# Problem
Transcribe each line of the records below exactly, excluding any embedded images.

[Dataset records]
★ ★ ★
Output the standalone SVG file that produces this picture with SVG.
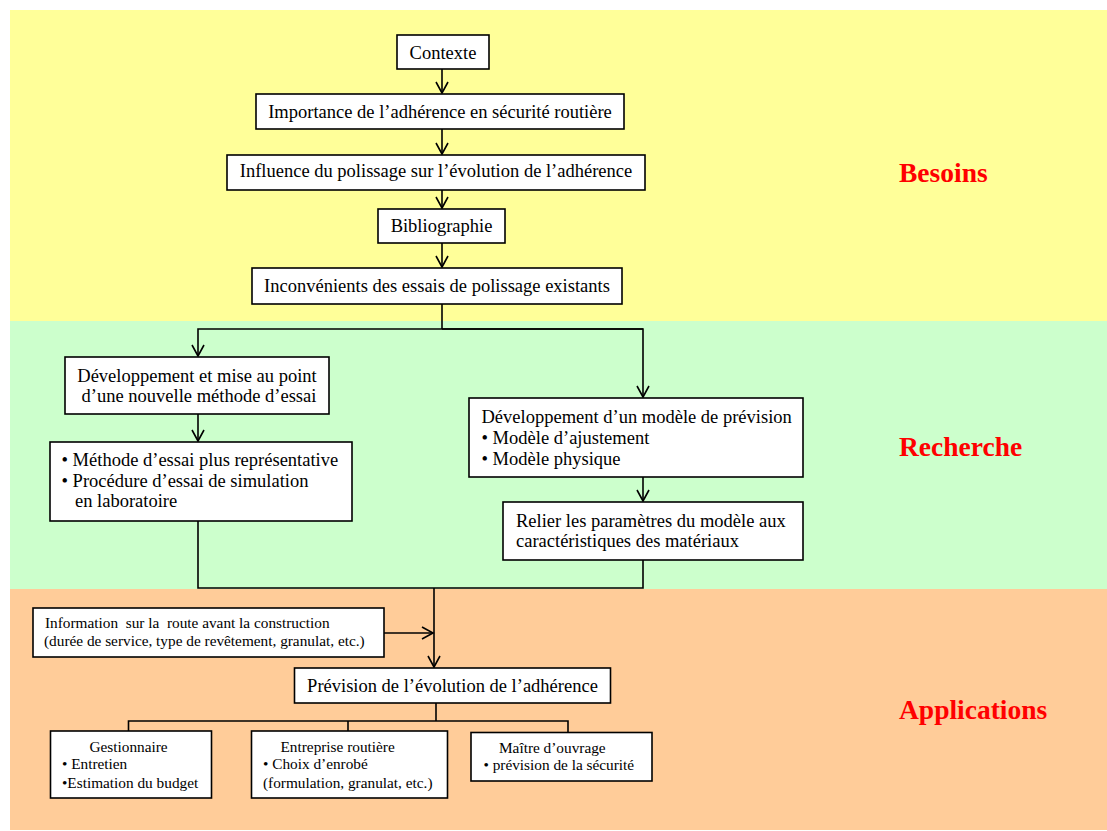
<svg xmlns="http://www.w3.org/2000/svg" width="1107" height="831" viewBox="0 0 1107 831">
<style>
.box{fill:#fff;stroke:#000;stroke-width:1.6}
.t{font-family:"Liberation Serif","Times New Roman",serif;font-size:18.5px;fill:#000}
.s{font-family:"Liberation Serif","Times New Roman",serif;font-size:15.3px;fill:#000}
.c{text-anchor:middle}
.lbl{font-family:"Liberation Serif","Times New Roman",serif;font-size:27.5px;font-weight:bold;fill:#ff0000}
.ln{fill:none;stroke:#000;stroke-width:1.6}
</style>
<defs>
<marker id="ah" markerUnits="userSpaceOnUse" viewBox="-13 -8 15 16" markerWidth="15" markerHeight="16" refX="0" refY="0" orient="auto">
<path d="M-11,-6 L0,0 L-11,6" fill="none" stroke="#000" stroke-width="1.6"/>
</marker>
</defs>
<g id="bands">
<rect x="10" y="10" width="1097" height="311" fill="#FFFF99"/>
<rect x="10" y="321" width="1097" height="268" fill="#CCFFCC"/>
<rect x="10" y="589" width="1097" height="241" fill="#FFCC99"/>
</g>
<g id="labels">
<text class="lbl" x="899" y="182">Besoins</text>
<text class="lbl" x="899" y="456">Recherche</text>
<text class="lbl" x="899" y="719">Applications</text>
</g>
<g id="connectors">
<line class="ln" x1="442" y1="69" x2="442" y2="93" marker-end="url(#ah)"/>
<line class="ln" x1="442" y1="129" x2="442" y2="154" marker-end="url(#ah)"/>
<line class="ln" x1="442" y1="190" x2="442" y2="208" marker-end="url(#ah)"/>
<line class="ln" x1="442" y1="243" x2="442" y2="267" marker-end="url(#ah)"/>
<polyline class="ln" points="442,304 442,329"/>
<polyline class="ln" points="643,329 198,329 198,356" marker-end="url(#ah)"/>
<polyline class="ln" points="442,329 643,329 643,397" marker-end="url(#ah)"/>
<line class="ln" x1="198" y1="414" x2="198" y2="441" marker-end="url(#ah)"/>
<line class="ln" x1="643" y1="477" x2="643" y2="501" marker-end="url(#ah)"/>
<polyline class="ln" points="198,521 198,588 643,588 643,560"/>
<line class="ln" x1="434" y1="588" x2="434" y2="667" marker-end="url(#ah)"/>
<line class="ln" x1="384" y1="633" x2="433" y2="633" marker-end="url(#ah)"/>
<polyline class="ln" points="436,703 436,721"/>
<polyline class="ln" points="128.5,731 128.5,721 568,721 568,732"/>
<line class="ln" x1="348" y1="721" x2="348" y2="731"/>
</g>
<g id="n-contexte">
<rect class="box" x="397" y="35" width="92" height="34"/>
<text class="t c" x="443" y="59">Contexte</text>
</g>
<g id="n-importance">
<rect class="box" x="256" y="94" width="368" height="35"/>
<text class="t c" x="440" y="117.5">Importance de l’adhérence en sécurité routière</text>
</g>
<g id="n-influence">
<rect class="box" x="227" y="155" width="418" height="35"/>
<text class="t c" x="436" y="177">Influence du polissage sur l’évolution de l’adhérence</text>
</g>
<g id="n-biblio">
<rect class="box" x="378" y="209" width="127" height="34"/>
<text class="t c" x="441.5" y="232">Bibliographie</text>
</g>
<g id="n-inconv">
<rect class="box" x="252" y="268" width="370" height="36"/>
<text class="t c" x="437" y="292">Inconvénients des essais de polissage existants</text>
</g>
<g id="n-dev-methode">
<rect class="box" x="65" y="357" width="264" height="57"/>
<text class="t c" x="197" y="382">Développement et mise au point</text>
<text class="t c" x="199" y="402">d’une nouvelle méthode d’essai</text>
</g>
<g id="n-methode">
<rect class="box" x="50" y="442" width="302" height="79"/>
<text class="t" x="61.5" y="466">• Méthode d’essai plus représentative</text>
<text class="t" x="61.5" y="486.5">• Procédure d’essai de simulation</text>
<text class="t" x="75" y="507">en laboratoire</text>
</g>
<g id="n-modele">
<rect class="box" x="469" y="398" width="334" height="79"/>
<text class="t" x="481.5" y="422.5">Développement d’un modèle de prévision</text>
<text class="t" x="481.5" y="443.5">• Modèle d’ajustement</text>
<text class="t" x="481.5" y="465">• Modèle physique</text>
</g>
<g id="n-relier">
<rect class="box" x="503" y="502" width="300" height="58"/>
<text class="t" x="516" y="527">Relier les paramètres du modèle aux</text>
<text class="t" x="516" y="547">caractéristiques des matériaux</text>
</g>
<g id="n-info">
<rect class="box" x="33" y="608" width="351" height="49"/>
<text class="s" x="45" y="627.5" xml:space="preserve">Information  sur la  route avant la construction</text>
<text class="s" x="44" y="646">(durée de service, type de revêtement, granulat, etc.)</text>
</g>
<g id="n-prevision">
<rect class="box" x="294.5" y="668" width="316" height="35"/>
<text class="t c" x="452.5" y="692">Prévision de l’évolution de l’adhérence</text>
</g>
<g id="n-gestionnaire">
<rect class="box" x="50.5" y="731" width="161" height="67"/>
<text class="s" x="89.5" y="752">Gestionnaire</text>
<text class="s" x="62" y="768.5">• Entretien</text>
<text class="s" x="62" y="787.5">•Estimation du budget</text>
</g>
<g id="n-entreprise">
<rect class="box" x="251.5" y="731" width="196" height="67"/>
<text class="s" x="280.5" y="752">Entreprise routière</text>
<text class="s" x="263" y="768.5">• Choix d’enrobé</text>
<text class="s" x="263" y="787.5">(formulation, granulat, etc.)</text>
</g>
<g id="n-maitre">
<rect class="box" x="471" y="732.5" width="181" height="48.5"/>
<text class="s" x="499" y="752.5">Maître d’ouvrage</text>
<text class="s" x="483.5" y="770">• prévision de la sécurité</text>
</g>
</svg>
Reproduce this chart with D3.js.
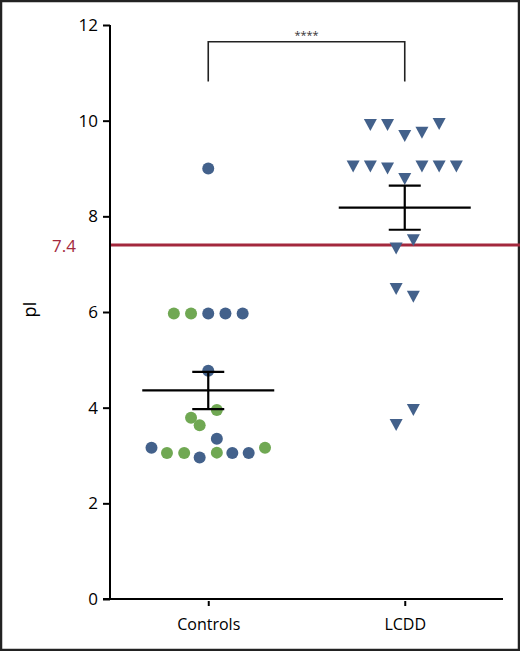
★ ★ ★
# Answer to the exercise
Output the standalone SVG file that produces this picture with SVG.
<svg xmlns="http://www.w3.org/2000/svg" width="1107" height="831" viewBox="0 0 1107 831">
<style>
.box{fill:#fff;stroke:#000;stroke-width:1.6}
.t{font-family:"Liberation Serif","Times New Roman",serif;font-size:18.5px;fill:#000}
.s{font-family:"Liberation Serif","Times New Roman",serif;font-size:15.3px;fill:#000}
.c{text-anchor:middle}
.lbl{font-family:"Liberation Serif","Times New Roman",serif;font-size:27.5px;font-weight:bold;fill:#ff0000}
.ln{fill:none;stroke:#000;stroke-width:1.6}
</style>
<defs>
<marker id="ah" markerUnits="userSpaceOnUse" viewBox="-13 -8 15 16" markerWidth="15" markerHeight="16" refX="0" refY="0" orient="auto">
<path d="M-11,-6 L0,0 L-11,6" fill="none" stroke="#000" stroke-width="1.6"/>
</marker>
</defs>
<g id="bands">
<rect x="10" y="10" width="1097" height="311" fill="#FFFF99"/>
<rect x="10" y="321" width="1097" height="268" fill="#CCFFCC"/>
<rect x="10" y="589" width="1097" height="241" fill="#FFCC99"/>
</g>
<g id="labels">
<text class="lbl" x="899" y="182">Besoins</text>
<text class="lbl" x="899" y="456">Recherche</text>
<text class="lbl" x="899" y="719">Applications</text>
</g>
<g id="connectors">
<line class="ln" x1="442" y1="69" x2="442" y2="93" marker-end="url(#ah)"/>
<line class="ln" x1="442" y1="129" x2="442" y2="154" marker-end="url(#ah)"/>
<line class="ln" x1="442" y1="190" x2="442" y2="208" marker-end="url(#ah)"/>
<line class="ln" x1="442" y1="243" x2="442" y2="267" marker-end="url(#ah)"/>
<polyline class="ln" points="442,304 442,329"/>
<polyline class="ln" points="643,329 198,329 198,356" marker-end="url(#ah)"/>
<polyline class="ln" points="442,329 643,329 643,397" marker-end="url(#ah)"/>
<line class="ln" x1="198" y1="414" x2="198" y2="441" marker-end="url(#ah)"/>
<line class="ln" x1="643" y1="477" x2="643" y2="501" marker-end="url(#ah)"/>
<polyline class="ln" points="198,521 198,588 643,588 643,560"/>
<line class="ln" x1="434" y1="588" x2="434" y2="667" marker-end="url(#ah)"/>
<line class="ln" x1="384" y1="633" x2="433" y2="633" marker-end="url(#ah)"/>
<polyline class="ln" points="436,703 436,721"/>
<polyline class="ln" points="128.5,731 128.5,721 568,721 568,732"/>
<line class="ln" x1="348" y1="721" x2="348" y2="731"/>
</g>
<g id="n-contexte">
<rect class="box" x="397" y="35" width="92" height="34"/>
<text class="t c" x="443" y="59">Contexte</text>
</g>
<g id="n-importance">
<rect class="box" x="256" y="94" width="368" height="35"/>
<text class="t c" x="440" y="117.5">Importance de l’adhérence en sécurité routière</text>
</g>
<g id="n-influence">
<rect class="box" x="227" y="155" width="418" height="35"/>
<text class="t c" x="436" y="177">Influence du polissage sur l’évolution de l’adhérence</text>
</g>
<g id="n-biblio">
<rect class="box" x="378" y="209" width="127" height="34"/>
<text class="t c" x="441.5" y="232">Bibliographie</text>
</g>
<g id="n-inconv">
<rect class="box" x="252" y="268" width="370" height="36"/>
<text class="t c" x="437" y="292">Inconvénients des essais de polissage existants</text>
</g>
<g id="n-dev-methode">
<rect class="box" x="65" y="357" width="264" height="57"/>
<text class="t c" x="197" y="382">Développement et mise au point</text>
<text class="t c" x="199" y="402">d’une nouvelle méthode d’essai</text>
</g>
<g id="n-methode">
<rect class="box" x="50" y="442" width="302" height="79"/>
<text class="t" x="61.5" y="466">• Méthode d’essai plus représentative</text>
<text class="t" x="61.5" y="486.5">• Procédure d’essai de simulation</text>
<text class="t" x="75" y="507">en laboratoire</text>
</g>
<g id="n-modele">
<rect class="box" x="469" y="398" width="334" height="79"/>
<text class="t" x="481.5" y="422.5">Développement d’un modèle de prévision</text>
<text class="t" x="481.5" y="443.5">• Modèle d’ajustement</text>
<text class="t" x="481.5" y="465">• Modèle physique</text>
</g>
<g id="n-relier">
<rect class="box" x="503" y="502" width="300" height="58"/>
<text class="t" x="516" y="527">Relier les paramètres du modèle aux</text>
<text class="t" x="516" y="547">caractéristiques des matériaux</text>
</g>
<g id="n-info">
<rect class="box" x="33" y="608" width="351" height="49"/>
<text class="s" x="45" y="627.5" xml:space="preserve">Information  sur la  route avant la construction</text>
<text class="s" x="44" y="646">(durée de service, type de revêtement, granulat, etc.)</text>
</g>
<g id="n-prevision">
<rect class="box" x="294.5" y="668" width="316" height="35"/>
<text class="t c" x="452.5" y="692">Prévision de l’évolution de l’adhérence</text>
</g>
<g id="n-gestionnaire">
<rect class="box" x="50.5" y="731" width="161" height="67"/>
<text class="s" x="89.5" y="752">Gestionnaire</text>
<text class="s" x="62" y="768.5">• Entretien</text>
<text class="s" x="62" y="787.5">•Estimation du budget</text>
</g>
<g id="n-entreprise">
<rect class="box" x="251.5" y="731" width="196" height="67"/>
<text class="s" x="280.5" y="752">Entreprise routière</text>
<text class="s" x="263" y="768.5">• Choix d’enrobé</text>
<text class="s" x="263" y="787.5">(formulation, granulat, etc.)</text>
</g>
<g id="n-maitre">
<rect class="box" x="471" y="732.5" width="181" height="48.5"/>
<text class="s" x="499" y="752.5">Maître d’ouvrage</text>
<text class="s" x="483.5" y="770">• prévision de la sécurité</text>
</g>
</svg>
Reproduce this chart with D3.js.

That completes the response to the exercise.